The transition state of the Sub-African continent was engendered by a precise political history and social geography and has been nurtured in ways that threaten to harden it into one of "permanent transitionism."

Thus we are observing the ascent of an actual "culture of corruption" that can transcend the role of graft in transition economies as corrective mechanisms to offset fallouts from inter-market rivalry, and develop into an all-pervasive, self-legitimating, structural deficiency. What I mean is that there is the risk that corruption can on its own become another market — an alternative economy as it were — that will hinder the equilibrium which economies at a certain stage of maturity acquire amongst their different markets. Fortunately, that is precisely what has not happened in Asia.

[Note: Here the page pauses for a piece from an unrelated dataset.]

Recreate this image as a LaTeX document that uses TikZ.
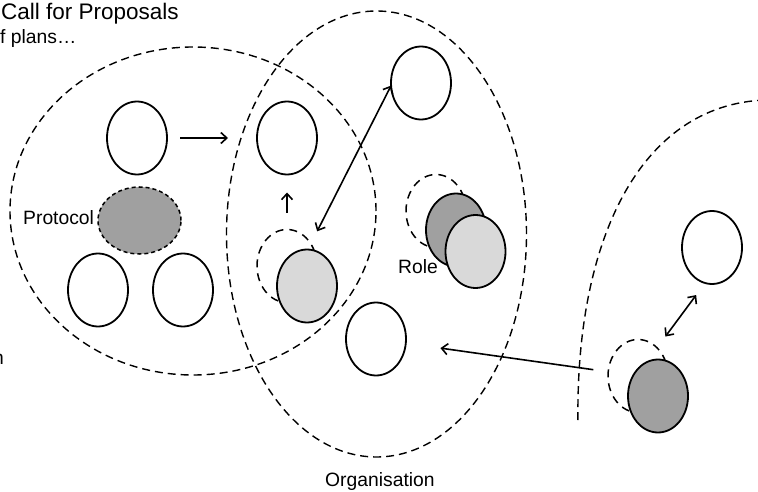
\documentclass[tikz,border=0pt]{standalone}
\usepackage{fontspec}
\setmainfont{Liberation Sans}
\usetikzlibrary{shapes.geometric,arrows.meta}
\definecolor{darkfill}{HTML}{A0A0A0}
\definecolor{lightfill}{HTML}{D9D9D9}
\begin{document}
\begin{tikzpicture}[x=1pt,y=-1pt,
  agent/.style={ellipse, draw, line width=1.8pt, fill=white,
    minimum width=60pt, minimum height=73pt, inner sep=0pt, outer sep=0pt},
  ghost/.style={ellipse, draw, line width=1.5pt, dash pattern=on 8pt off 6pt,
    minimum width=60pt, minimum height=73pt, inner sep=0pt, outer sep=0pt},
  group/.style={ellipse, draw, line width=1.4pt, dash pattern=on 8pt off 5pt,
    inner sep=0pt, outer sep=0pt},
  groupline/.style={line width=1.4pt, dash pattern=on 8pt off 5pt},
  protocolbox/.style={ellipse, draw, line width=1.5pt, dash pattern=on 4pt off 3pt,
    fill=darkfill, minimum width=83pt, minimum height=67pt, inner sep=0pt, outer sep=0pt},
  lbl/.style={anchor=base west, inner sep=0pt, font=\fontsize{19.3}{22}\selectfont},
  tip/.tip={Straight Barb[length=6pt,width=11pt]},
  arr/.style={line width=1.6pt, -tip},
  dbl/.style={line width=1.6pt, tip-tip},
]
\useasboundingbox (0,0) rectangle (758,492);

% group boundaries
\node[group, minimum width=366pt, minimum height=328pt] (plans) at (193,211) {};
\node[group, minimum width=300pt, minimum height=446pt] (org) at (376.5,234) {};
\draw[groupline] (765,100) .. controls (640,105) and (575,240) .. (578,424);

% plan of the left group
\node[agent] (e1) at (137,138) {};
\node[protocolbox] (protocol) at (139.5,220.5) {};
\node[agent] (e3) at (98,290) {};
\node[agent] (e4) at (183,290) {};

% organisation
\node[agent] (e2) at (287,138) {};
\node[ghost] (g5) at (287,266) {};
\node[agent, fill=lightfill] (e5) at (307,286) {};
\node[agent] (e6) at (421,83) {};
\node[agent] (e7) at (376,339) {};
\node[ghost] (gr) at (436,211) {};
\node[agent, fill=darkfill] (r1) at (456,230) {};
\node[agent, fill=lightfill] (r2) at (475.5,251.5) {};

% right group
\node[agent] (e8) at (712,247.5) {};
\node[ghost] (g9) at (638,376) {};
\node[agent, fill=darkfill] (e9) at (658,396) {};

% connectors
\draw[arr, shorten <=13pt, shorten >=29pt] (e1) -- (e2);
\draw[arr, shorten <=17pt, shorten >=18pt] (g5) -- (e2);
\draw[dbl, shorten >=14pt] (e6.185) -- (g5.43);
\draw[dbl, shorten <=15pt, shorten >=14pt] (e8.259) -- (g9.56);
\draw[arr, shorten <=15pt, shorten >=35pt] (g9) -- (e7);

% labels
\node[lbl, font=\fontsize{22.5}{26}\selectfont] (title) at (1,20) {Call for Proposals};
\node[lbl] (plansl) at (0,44) {f plans…};
\node[lbl] (protocoll) at (23,224) {Protocol};
\node[lbl] (rolel) at (398,273) {Role};
\node[lbl] (orgl) at (325,486.5) {Organisation};
\node[lbl] (cutl) at (-7,364) {n};
\end{tikzpicture}
\end{document}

All across the emerging economies of Asia, transitions between different configurations of inter-market communication are providing a massive boost to creativity and ingenuity mitigating, almost completely, the real and present effects of considerable corruption. Many of these trends may well be attributable to entrepreneurship, a process much aided by the liberalization of internal trade, commerce and industry, and the de-regularisation of the price and wage mechanisms. Long words that simply mean: less red tape.

Will the same happen in Africa? Will the continent break out of the prolonged wavering between systems of economic self-reliance defined almost entirely by a post-colonial experience seeped in a perpetual quest for economic identity? Or will the identity quest become chronic?

That is another story, but only time will tell.